To put it simply, masonry is a bit more complicated than a wooden wall, and as a result will make hanging your wall trellis a more difficult task. A brick wall is a beautiful place to hang a wall trellis and the contrast between brick or concrete and a trellis will certainly shape up a dull wall. The beauty of a wall trellis in masonry is often offset by the difficulty that comes with hanging the trellis, but for the adventurous, the daring-do of the project comes as an invitation.


The Project

If you have little to no experience in DIY home projects, H. Potter suggests hiring a professional for your own ease and for the protection of your wall. But, if you have some background or experience in home projects, with some effort you should be able to drill into masonry and hang your wall trellis. Now, if you are still with us, let's get started!

You Will Need:

Drill or Hammer Drill

1 to 2 Masonry Drill Bits

Wall Brackets

Lag Bolts

Wrench or Socket

Eye Protection


Pipe Cleaner or Canned Air

Mop or Shop Vac

Wall Trellis

Some Extra Things Worth Having:

Anchors for Masonry

Masonry Screws



Planning the Project

H Potter provides wall brackets that can be used for the majority of wall trellises. These brackets include an L-shaped shelf on which to set the trellis and standard lag bolts to fix the trellis to the wall. Find the right location for your brackets, we suggest that you place two at the bottom of the trellis, where the flat surface will rest well on the brackets. Find other flat surfaces on the trellis that can rest on the brackets to ensure that installation goes as smoothly as possible.

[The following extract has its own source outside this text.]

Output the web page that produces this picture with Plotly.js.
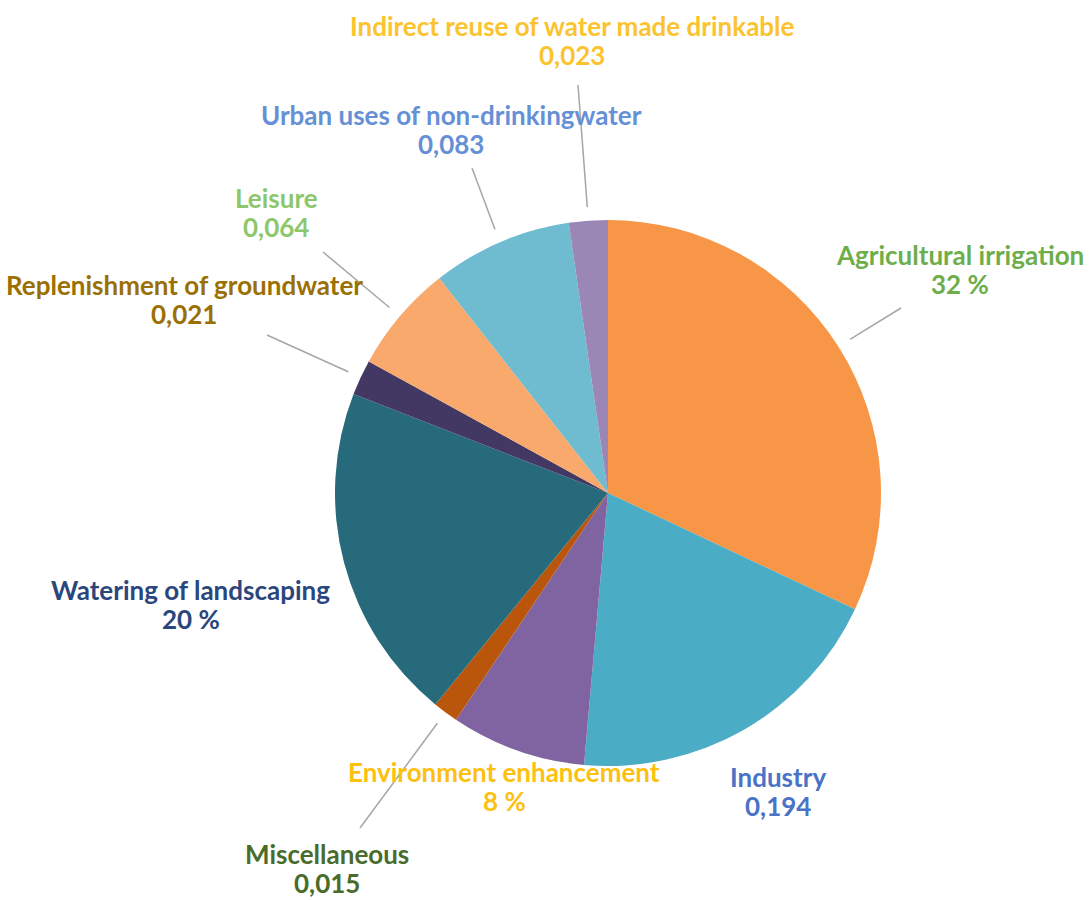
<!DOCTYPE html>
<html>
<head>
<meta charset="utf-8">
<script src="https://cdn.plot.ly/plotly-3.0.1.min.js"></script>
<style>html,body{margin:0;padding:0;background:#fff;}#chart{width:1089px;height:900px;}</style>
</head>
<body>
<div id="chart"></div>
<script>
// ---- data ----
var categories = [
  "Agricultural irrigation",
  "Industry",
  "Environment enhancement",
  "Miscellaneous",
  "Watering of landscaping",
  "Replenishment of groundwater",
  "Leisure",
  "Urban uses of non-drinkingwater",
  "Indirect reuse of water made drinkable"
];
var shares = [0.32, 0.194, 0.08, 0.015, 0.20, 0.021, 0.064, 0.083, 0.023];
var valueLabels = ["32 %", "0,194", "8 %", "0,015", "20 %", "0,021", "0,064", "0,083", "0,023"];

// ---- styles ----
var sliceColors = ["#F79646", "#4BACC6", "#8064A2", "#B9560C", "#276A7C", "#433763", "#F8A96B", "#6FBBD0", "#9A87B6"];
var labelColors = ["#6DAE4A", "#4A73C6", "#FDC00F", "#4A6C2B", "#2A467C", "#9B7003", "#8DC76C", "#6690D6", "#FBC32E"];

// ---- layout (pixels in the 1089x900 figure) ----
var W = 1089, H = 900;
var pie = {cx: 608, cy: 493, r: 273};
// label line-1 centre positions; line 2 sits lineGap px lower
var labelPos = [[960,255],[778,777],[504,772],[327,854],[191,590],[184,285],[276,198],[451,115],[572,26]];
var lineGap = 29;
// leader line end points (null = no leader)
var leaderEnd = [[901,308], null, null, [360,828], null, [267,335], [323,252], [472,168], [578,85]];

function px(x){return x/W;}
function py(y){return 1 - y/H;}

var font = 'Lato, "Open Sans", sans-serif';
var total = shares.reduce(function(a,b){return a+b;},0);
var annotations = [], shapes = [];
var cum = 0;
for (var i = 0; i < categories.length; i++) {
  var mid = (cum + shares[i]/2) / total * 2 * Math.PI;
  cum += shares[i];
  annotations.push({
    xref:'paper', yref:'paper', x: px(labelPos[i][0]), y: py(labelPos[i][1]),
    xanchor:'center', yanchor:'middle', showarrow:false,
    text: '<b>' + categories[i] + '</b>',
    font: {family:font, size:26, color: labelColors[i]}
  });
  annotations.push({
    xref:'paper', yref:'paper', x: px(labelPos[i][0]), y: py(labelPos[i][1] + lineGap),
    xanchor:'center', yanchor:'middle', showarrow:false,
    text: '<b>' + valueLabels[i] + '</b>',
    font: {family:font, size:26, color: labelColors[i]}
  });
  if (leaderEnd[i]) {
    var rr = pie.r * 1.05;
    var sx = pie.cx + rr * Math.sin(mid), sy = pie.cy - rr * Math.cos(mid);
    shapes.push({type:'line', xref:'paper', yref:'paper',
      x0: px(sx), y0: py(sy), x1: px(leaderEnd[i][0]), y1: py(leaderEnd[i][1]),
      line:{color:'#A6A6A6', width:1.5}});
  }
}

var trace = {
  type:'pie', labels: categories, values: shares, sort:false,
  direction:'clockwise', rotation:0, textinfo:'none', hoverinfo:'label+value',
  marker:{colors: sliceColors, line:{width:0}},
  domain:{x:[px(pie.cx-pie.r), px(pie.cx+pie.r)], y:[py(pie.cy+pie.r), py(pie.cy-pie.r)]},
  showlegend:false
};

var layout = {
  width:W, height:H, margin:{l:0,r:0,t:0,b:0},
  paper_bgcolor:'#fff', plot_bgcolor:'#fff',
  annotations: annotations, shapes: shapes, showlegend:false
};
Plotly.newPlot('chart', [trace], layout, {displayModeBar:false, staticPlot:true});
</script>
</body>
</html>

Goal: Choose the right wall brackets and have a game plan!

Start by determining where you want to drill into your wall. Concrete walls are a field for limitless possibilities, as you should be able to simply drill your pilot holes wherever you might please. This makes hanging anything from a concrete wall easy to plan for. Brick walls will present a slightly more difficult planning process. You will first want to determine whether or not you want to drill into either the brick or the mortar. Drilling into the brick can sometimes weaken the brick’s structure and if the brick is hollow or relatively old, drilling directly into a brick may not be the route for you. The mortar is often the safest spot to drill your pilot holes as it has enough elasticity to weather any slight movement in the structure, while having the strength to keep the wall in one piece. For this reason, drilling your pilot holes in the mortar will likely lead to a higher degree of success. (And don’t forget that if you make a mistake drilling into the mortar, it is a lot easier to find mortar filler at the local hardware store, than it is to find a matching color brick filler).

Goal: Mark the location of pilot holes, taking into account the material you will anchor in. Make sure all marks are level to save yourself any extra work!

Now that you have figured out where the wall trellis will hang and have identified the strongest part of your wall to prevent potential damage to the masonry we can start preparing to drill pilot holes. Purchase a masonry drill bit that is the same size as your bolts or masonry screws. Keep in mind that it will be far more difficult to drill through masonry than through other materials. While a standard drill may work for some walls, if you are drilling deep into brick or concrete a hammer drill is necessary. By using a standard drill you risk burning out the battery and may either get a bit stuck or simply not have the power to finish drilling the pilot holes. A hammer drill will make this job significantly easier. Though you may have to rent or purchase a hammer drill, it will get the pilot holes drilled without the risk of burning out your own standard drill. Once you have selected the drill you will be using, make sure that you are equipped with eye protection and also have some type of mask (N-95’s are a common and effective mask to use) to filter out the potentially harmful silica that will be generated by drilling into brick or mortar.

Goal: Choose the right drill for the job, safety first!

Begin drilling the pilot holes with the drill and masonry drill bit. If the drill bit slips initially, apply a little pressure to allow the bit to grab enough material to begin the hole (Caution: both the drill bit, battery pack, or parts around the drill bit will be extremely hot and may cause harm if touched by bare skin). Make sure that the holes are completely level and are in the right spot to prevent future headaches. Make sure to occasionally pause as you are drilling. Pausing achieves a dual purpose, you should allow the drill time to cool and you should also use either compressed/canned air or a pipe cleaner to clean masonry particles out of the hole so drilling goes more smoothly.

Goal: Don’t get in a rush, drill your pilot holes in the safest and most efficient way possible.

When you have finished the pilot hole make sure to clean any residual material or dust in the pilot hole, so that screws or bolts won’t wiggle too much. You may need to put concrete or mortar anchors in, this can be done by gently and slowly tapping the appropriately sized anchors into the pilot hole with a hammer or a rubber mallet. While this is an extra step it will be worth it if you are hanging a heavier trellis. If, however, you choose not to use anchors, you can begin to screw the lag bolts or masonry screws into the wall to secure your wall brackets. Once you have secured the brackets to the wall you will be ready to hang the wall trellis.

Goal: Clean the Pilot Holes, add anchors, attach brackets to the wall.

With the help of another adult, lift and place the metal wall trellis on the brackets to complete the project. Congratulations, this unique piece of art will make your wall stand out among others.

Goal: Place trellis on the brackets, step back and admire all your hard work. It's amazing!